The awards are given to those whose “accomplishments have made a deep and lasting impact on the humanities and social sciences and helped shaped the understanding of our world”.
Professor Morris, from the Department of Sociology, is a joint winner of the award for her book The Moral Economy of Welfare and Migration: Reconfiguring Rights in Austerity Britain.
The judging panel said her book “makes a major contribution to understanding recent policy developments and provides both a lasting conceptual framework for policy analysis and a political-economic basis on which to contest the neo-liberal paradigm”.
Professor Morris, a Fellow of the British Academy, said:
“I am honoured to be the joint recipient of the 2023 Peter Townsend Prize, and grateful for this recognition of my critical commentary on measures that have caused – and continue to cause – misery and distress for so many.
“My book addresses many of the concerns that were central to Peter Townsend’s work, detailing the design flaws of ‘austerity’ policies and their ‘cross-over’ effects on welfare claimants and incoming migrants and asylum seekers. These include increasing conditionality for all groups, destitution by design as a mode of control, and recurrent patterns of discrimination that particularly affect lone parents, children, ethnic minority groups, and the disabled. Crucially, it also shows how these effects are not accidental by-products of policy objectives but are control devices knowingly built into the measures at issue.
“I am pleased to acknowledge the support of my own institution where Peter Townsend was the founding Professor of Sociology, and of the Leverhulme Trust, whose award of a Major Research Fellowship freed me to complete the project.”
The prize was established to honour the memory of Professor Townsend following his death in 2009. He was a distinguished global figure in contemporary social policy and sociology. As an international researcher, he made an immeasurable contribution to analysis and policymaking in the areas of poverty and inequality, health inequalities, disability, and older people. He was a Fellow of the British Academy.

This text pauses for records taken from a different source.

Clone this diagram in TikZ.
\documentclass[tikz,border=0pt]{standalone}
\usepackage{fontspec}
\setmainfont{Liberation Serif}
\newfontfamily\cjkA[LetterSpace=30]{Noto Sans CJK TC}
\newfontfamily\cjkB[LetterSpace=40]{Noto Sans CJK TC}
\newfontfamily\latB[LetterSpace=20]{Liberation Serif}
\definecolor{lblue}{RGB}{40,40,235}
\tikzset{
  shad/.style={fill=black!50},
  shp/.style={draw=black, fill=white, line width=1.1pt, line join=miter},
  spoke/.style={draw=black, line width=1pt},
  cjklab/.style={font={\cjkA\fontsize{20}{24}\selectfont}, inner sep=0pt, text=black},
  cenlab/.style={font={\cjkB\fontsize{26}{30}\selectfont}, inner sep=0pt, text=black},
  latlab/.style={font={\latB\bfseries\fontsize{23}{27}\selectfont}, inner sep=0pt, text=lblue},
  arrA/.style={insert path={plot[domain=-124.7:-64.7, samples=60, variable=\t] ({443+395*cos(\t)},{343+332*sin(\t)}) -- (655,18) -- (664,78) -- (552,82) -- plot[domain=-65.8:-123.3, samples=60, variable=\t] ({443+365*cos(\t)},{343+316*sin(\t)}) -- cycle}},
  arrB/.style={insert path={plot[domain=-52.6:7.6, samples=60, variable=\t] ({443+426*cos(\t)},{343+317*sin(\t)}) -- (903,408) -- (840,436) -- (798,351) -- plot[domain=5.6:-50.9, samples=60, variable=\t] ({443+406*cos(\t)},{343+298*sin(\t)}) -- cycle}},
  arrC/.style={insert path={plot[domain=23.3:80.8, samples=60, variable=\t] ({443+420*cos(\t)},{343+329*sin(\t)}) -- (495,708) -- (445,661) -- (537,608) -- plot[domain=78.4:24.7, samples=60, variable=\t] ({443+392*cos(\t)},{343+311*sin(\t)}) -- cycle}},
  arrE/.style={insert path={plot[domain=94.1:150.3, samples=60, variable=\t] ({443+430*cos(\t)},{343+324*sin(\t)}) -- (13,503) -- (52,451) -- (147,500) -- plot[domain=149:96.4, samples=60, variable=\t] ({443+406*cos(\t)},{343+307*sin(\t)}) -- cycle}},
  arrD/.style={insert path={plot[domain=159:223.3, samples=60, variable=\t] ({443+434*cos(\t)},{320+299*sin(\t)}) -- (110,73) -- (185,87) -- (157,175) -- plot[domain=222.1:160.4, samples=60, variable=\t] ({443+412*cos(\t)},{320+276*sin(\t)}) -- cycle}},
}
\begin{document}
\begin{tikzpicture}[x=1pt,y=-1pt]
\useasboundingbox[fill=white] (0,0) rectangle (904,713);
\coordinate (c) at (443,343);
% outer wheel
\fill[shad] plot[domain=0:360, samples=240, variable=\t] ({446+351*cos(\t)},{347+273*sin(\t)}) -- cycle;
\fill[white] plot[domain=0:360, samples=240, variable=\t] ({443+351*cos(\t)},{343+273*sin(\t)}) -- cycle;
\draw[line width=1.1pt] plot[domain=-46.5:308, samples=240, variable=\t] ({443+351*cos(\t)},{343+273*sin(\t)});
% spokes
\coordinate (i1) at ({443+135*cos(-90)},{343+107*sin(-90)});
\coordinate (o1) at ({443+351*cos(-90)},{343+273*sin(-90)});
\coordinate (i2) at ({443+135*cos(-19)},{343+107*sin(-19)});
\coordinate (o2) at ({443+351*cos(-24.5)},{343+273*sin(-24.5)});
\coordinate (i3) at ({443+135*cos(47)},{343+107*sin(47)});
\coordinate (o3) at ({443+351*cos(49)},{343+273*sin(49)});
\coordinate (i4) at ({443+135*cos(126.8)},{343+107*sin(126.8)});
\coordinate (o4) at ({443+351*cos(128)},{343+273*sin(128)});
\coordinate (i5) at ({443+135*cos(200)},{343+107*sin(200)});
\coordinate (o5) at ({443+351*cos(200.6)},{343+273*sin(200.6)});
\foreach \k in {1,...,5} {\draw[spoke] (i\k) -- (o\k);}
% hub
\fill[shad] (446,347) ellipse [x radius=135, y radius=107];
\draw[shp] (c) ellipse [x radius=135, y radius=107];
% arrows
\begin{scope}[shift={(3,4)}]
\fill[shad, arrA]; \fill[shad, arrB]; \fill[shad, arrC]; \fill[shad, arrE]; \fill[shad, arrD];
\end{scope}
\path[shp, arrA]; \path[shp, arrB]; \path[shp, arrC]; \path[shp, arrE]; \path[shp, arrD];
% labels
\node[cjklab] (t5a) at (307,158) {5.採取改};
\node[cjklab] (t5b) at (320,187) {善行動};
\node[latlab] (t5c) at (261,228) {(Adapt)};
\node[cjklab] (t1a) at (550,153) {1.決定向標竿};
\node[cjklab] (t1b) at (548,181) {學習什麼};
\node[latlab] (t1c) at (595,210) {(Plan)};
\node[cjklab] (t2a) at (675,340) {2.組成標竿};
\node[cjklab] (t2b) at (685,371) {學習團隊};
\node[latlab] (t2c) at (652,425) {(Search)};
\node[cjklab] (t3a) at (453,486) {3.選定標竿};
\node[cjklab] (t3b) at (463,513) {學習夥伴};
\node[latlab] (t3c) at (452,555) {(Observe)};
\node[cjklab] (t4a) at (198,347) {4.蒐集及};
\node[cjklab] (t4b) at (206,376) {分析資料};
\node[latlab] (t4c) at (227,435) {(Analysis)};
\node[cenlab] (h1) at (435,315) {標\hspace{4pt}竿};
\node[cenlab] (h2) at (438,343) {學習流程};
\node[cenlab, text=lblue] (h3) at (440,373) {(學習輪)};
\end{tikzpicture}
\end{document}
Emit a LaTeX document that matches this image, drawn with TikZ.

President of the British Academy, Professor Julia Black, said: “Though the Academy is a UK national body, we champion excellence in the humanities and social sciences wherever it is found.
“These prizes are testament to the global impact and relevance of our disciplines as well as the winners’ immense contributions to their respective academic fields and to advancing public understanding of the SHAPE disciplines.”
The 2023 Peter Townsend Prize is jointly awarded to Professor Morris and to Professor Fiona Williams FBA, Emeritus Professor of Social Policy at the University of Leeds. They will receive their award at a ceremony hosted by the British Academy on Wednesday 11 October.